Greenwich Village GazetteMONK :
As long as I knew her, beginning in 1966 when I was 15, Nika Rothschild Koenigswarter was a manager of the greatest jazz musicians, most notoriously Charlie Parker - but that was before my time. When I first knew her she was managing Thelonious Monk. One day she and I drove up to Harlem, where he lived in a luxurious high-rise with his wife and son and daughter. Left alone with Monk in his living room which boasted a beautiful baby grand, he asked me," Have you ever heard me play?" I had to admit I hadn't yet heard him and so he played for me.
Once I ran into him outside Gracie Square Hospital and later Nika told me he was receiving Lithium treatment for depression. After that I heard him play at the Vanguard in Greenwich Village, but soon he disappeared. Nika said he was too depressed to play and confided in me that he spent years in bed at her home in Weehawken, New Jersey before he finally died of a blood-clot. Thelonious Monk was in on "be-bop" or just "bop" as it was later called from the time of its inception at a small Harlem club called "Minton's Playhouse." The club was a musician's hangout run by Teddy Hill who was a former swing-band leader. Beginning in 1941, the first band he hired included Monk and Kenny Clarke whose approaches to piano and drums, respectively, were innovative. They were joined by several others, Dizzy Gillespie, Charlie Parker and Charlie Christian, who came uptown after a night's work with Benny Goodman's band.

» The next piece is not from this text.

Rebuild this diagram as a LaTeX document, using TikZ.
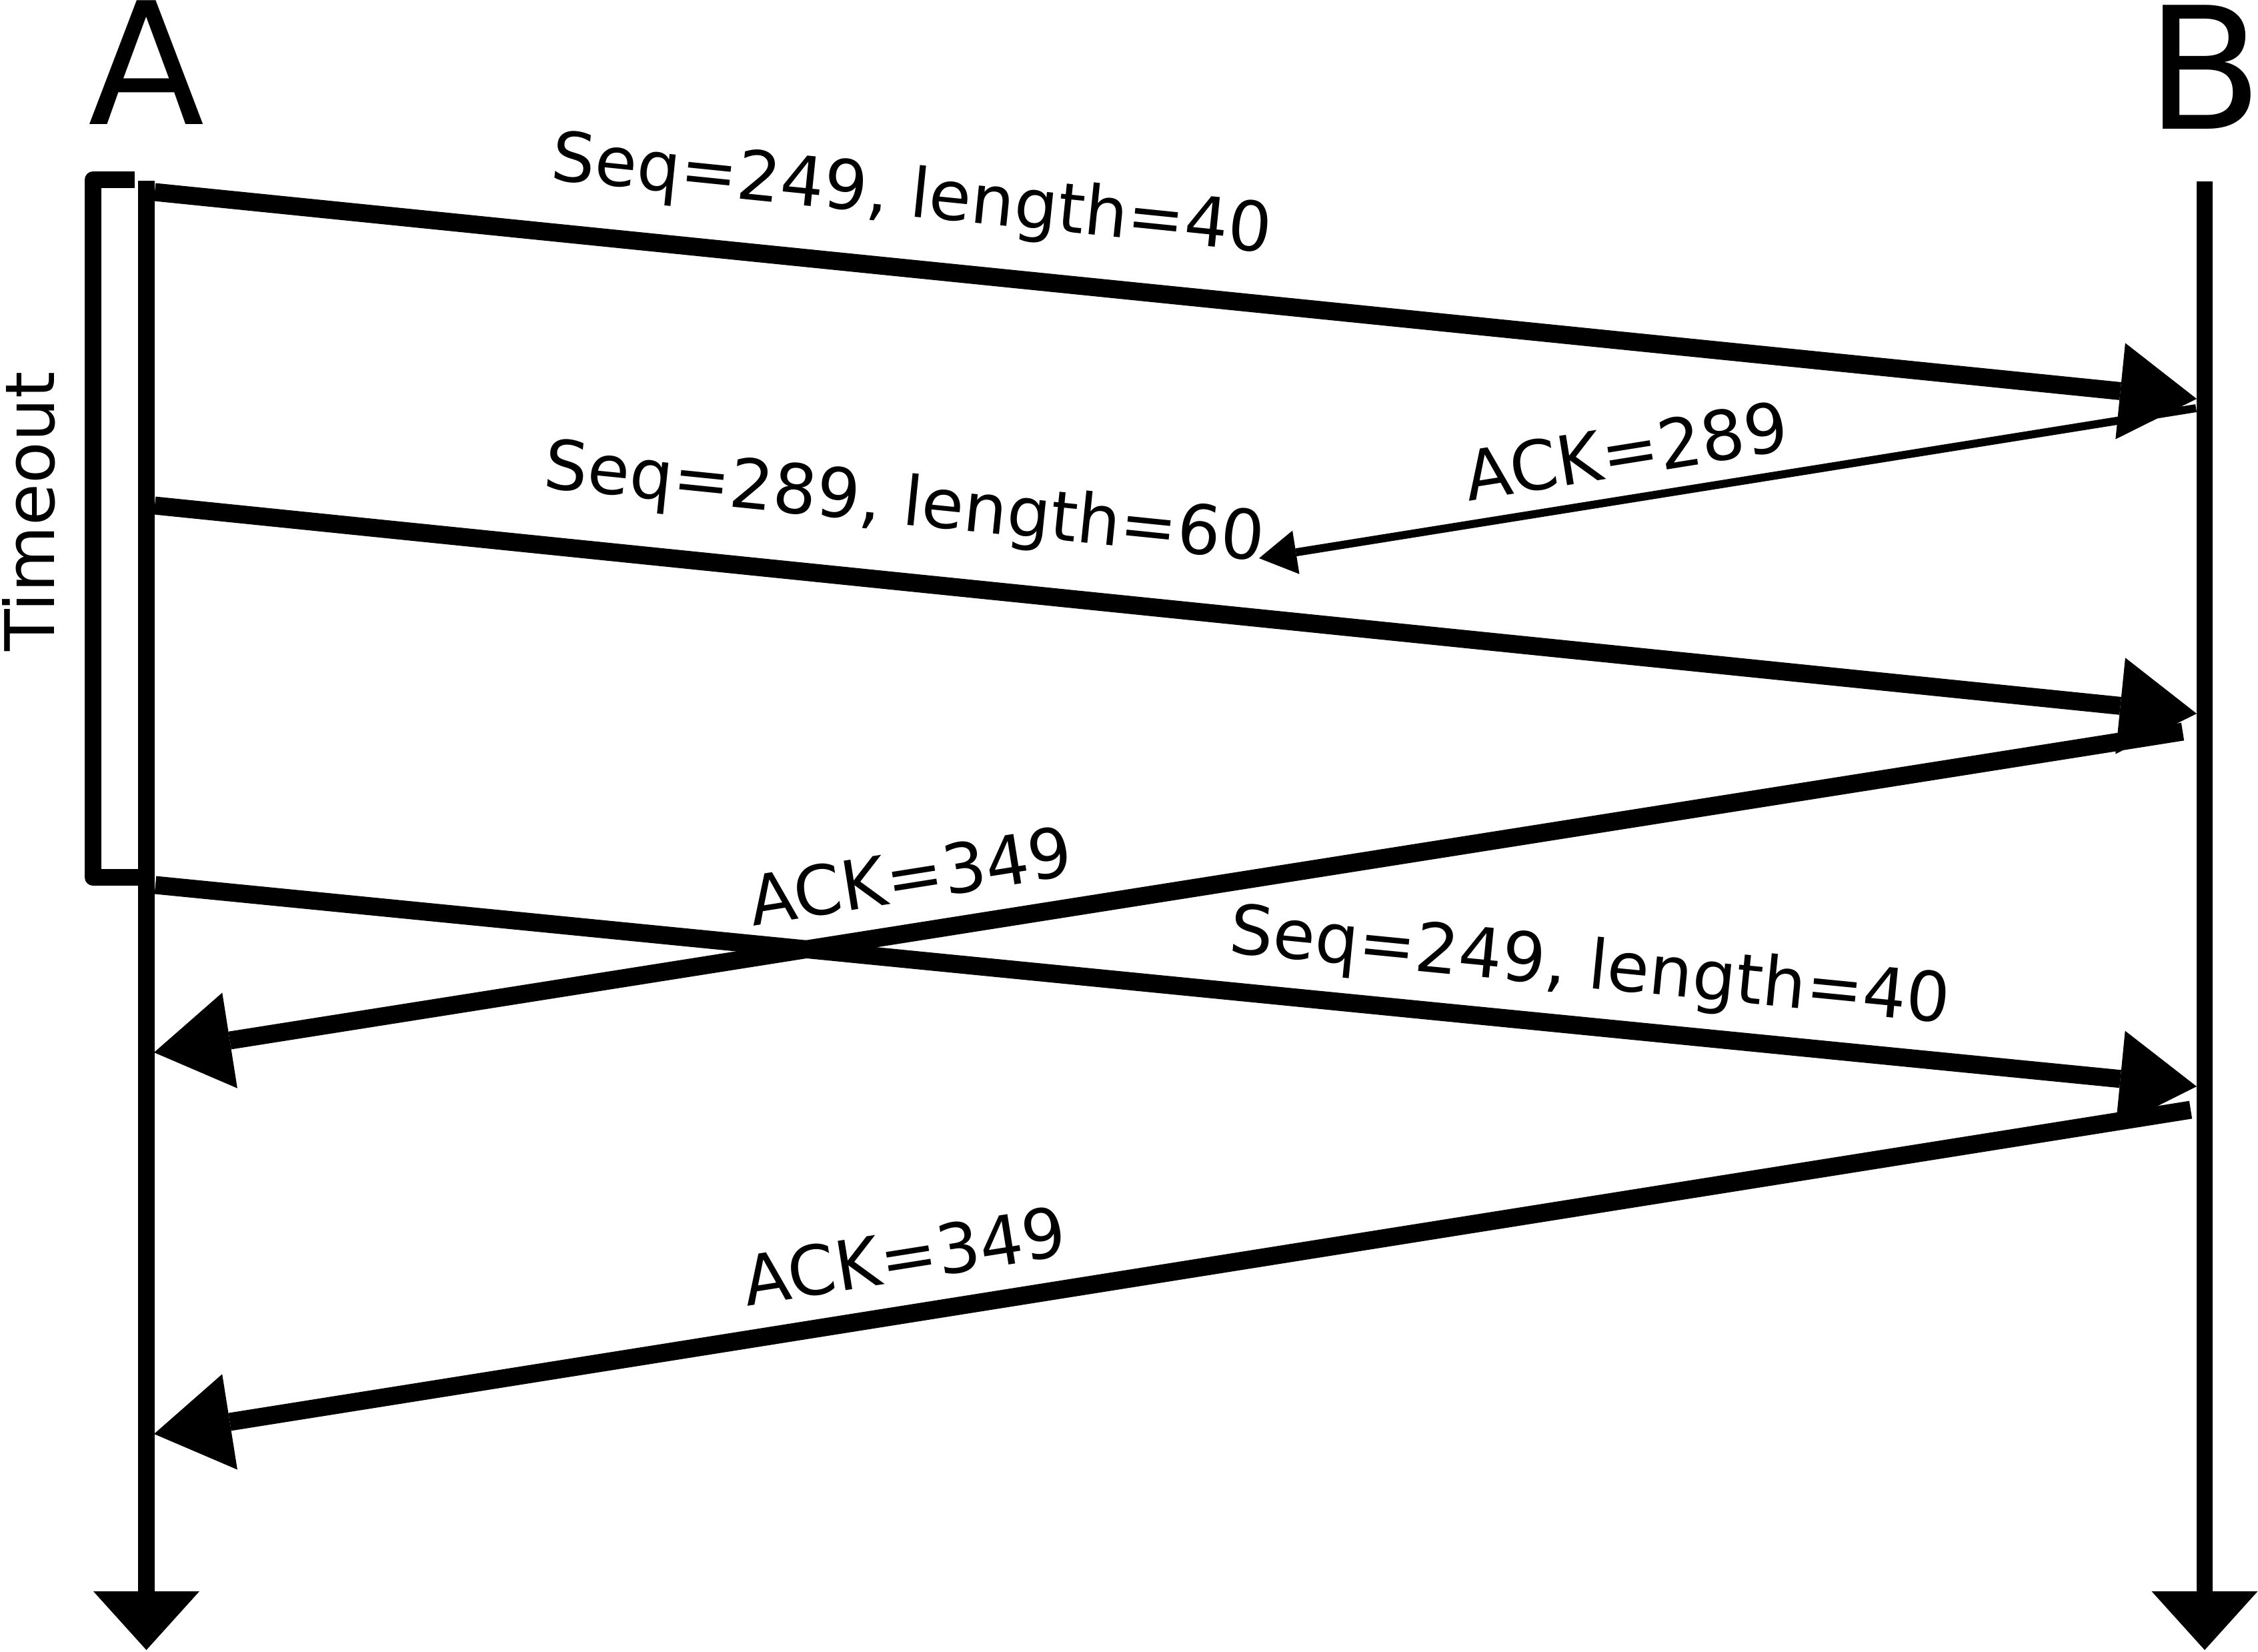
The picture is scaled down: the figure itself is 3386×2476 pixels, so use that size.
\documentclass[tikz,border=0pt]{standalone}
\usepackage{fontspec}
\setmainfont{DejaVu Sans}
\usetikzlibrary{arrows.meta}
\begin{document}
\begin{tikzpicture}[x=0.1mm,y=-0.1mm,
  lifeline/.style={line width=2.45mm, -{Triangle[length=8.8mm,width=15.9mm,line width=0pt]}},
  msg/.style={line width=2.7mm, -{Triangle[length=11.5mm,width=14.5mm,line width=0pt]}},
  thinmsg/.style={line width=1.2mm, -{Triangle[length=5.6mm,width=6.6mm,line width=0pt]}},
  bracket/.style={line width=2.5mm, line join=round},
  lbl/.style={font=\fontsize{29.2pt}{34pt}\selectfont, inner sep=0pt},
  big/.style={font=\fontsize{72.5pt}{80pt}\selectfont, inner sep=0pt, anchor=base},
]
\useasboundingbox (0,0) rectangle (3386,2476);

% lifelines
\coordinate (Atop) at (219.5,271);
\coordinate (Abot) at (219.5,2474);
\coordinate (Btop) at (3306,272);
\coordinate (Bbot) at (3306,2474);
\draw[lifeline] (Atop) -- (Abot);
\draw[lifeline] (Btop) -- (Bbot);

\node[big] (A) at (219.5,186) {A};
\node[big] (B) at (3306,193) {B};

% timeout bracket
\coordinate (t1) at (202,269.5);
\coordinate (t2) at (139.5,269.5);
\coordinate (t3) at (139.5,1315.5);
\coordinate (t4) at (207,1315.5);
\draw[bracket] (t1) -- (t2) -- (t3) -- (t4);
\node[lbl, rotate=90] (timeout) at (43,767) {Timeout};

% messages
\coordinate (m1s) at (232,288);
\coordinate (m1e) at (3294,598);
\coordinate (k1s) at (3293,612);
\coordinate (k1e) at (1888,837);
\coordinate (m2s) at (232,758);
\coordinate (m2e) at (3294,1070);
\coordinate (k2s) at (3273,1097);
\coordinate (k2e) at (231,1578);
\coordinate (m3s) at (233,1327);
\coordinate (m3e) at (3294,1629);
\coordinate (k3s) at (3285,1664);
\coordinate (k3e) at (231,2150);

\draw[msg] (m1s) -- (m1e);
\draw[thinmsg] (k1s) -- (k1e);
\draw[msg] (m2s) -- (m2e);
\draw[msg] (k2s) -- (k2e);
\draw[msg] (m3s) -- (m3e);
\draw[msg] (k3s) -- (k3e);

% labels
\node[lbl, rotate=-5.8] (l1) at (1367,296) {Seq=249, length=40};
\node[lbl, rotate=9.1] (l2) at (2438,676) {ACK=289};
\node[lbl, rotate=-5.8] (l3) at (1356,758) {Seq=289, length=60};
\node[lbl, rotate=9.0] (l4) at (1365,1313) {ACK=349};
\node[lbl, rotate=-5.6] (l5) at (2384,1453) {Seq=249, length=40};
\node[lbl, rotate=9.0] (l6) at (1356,1883) {ACK=349};
\end{tikzpicture}
\end{document}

Monk is generally recognized as belonging, with Gillespie and Parker, in a Big Three of bop innovators.. He is noted as the composer of original and lyrical melodies - in contrast to the more usual practice of building from the chord structure of standard popular melodies. He first gained national, and world, prominence through recordings on the Blue Note label - now one of the few survivors among independent companies who first dared to promote this new brand of music.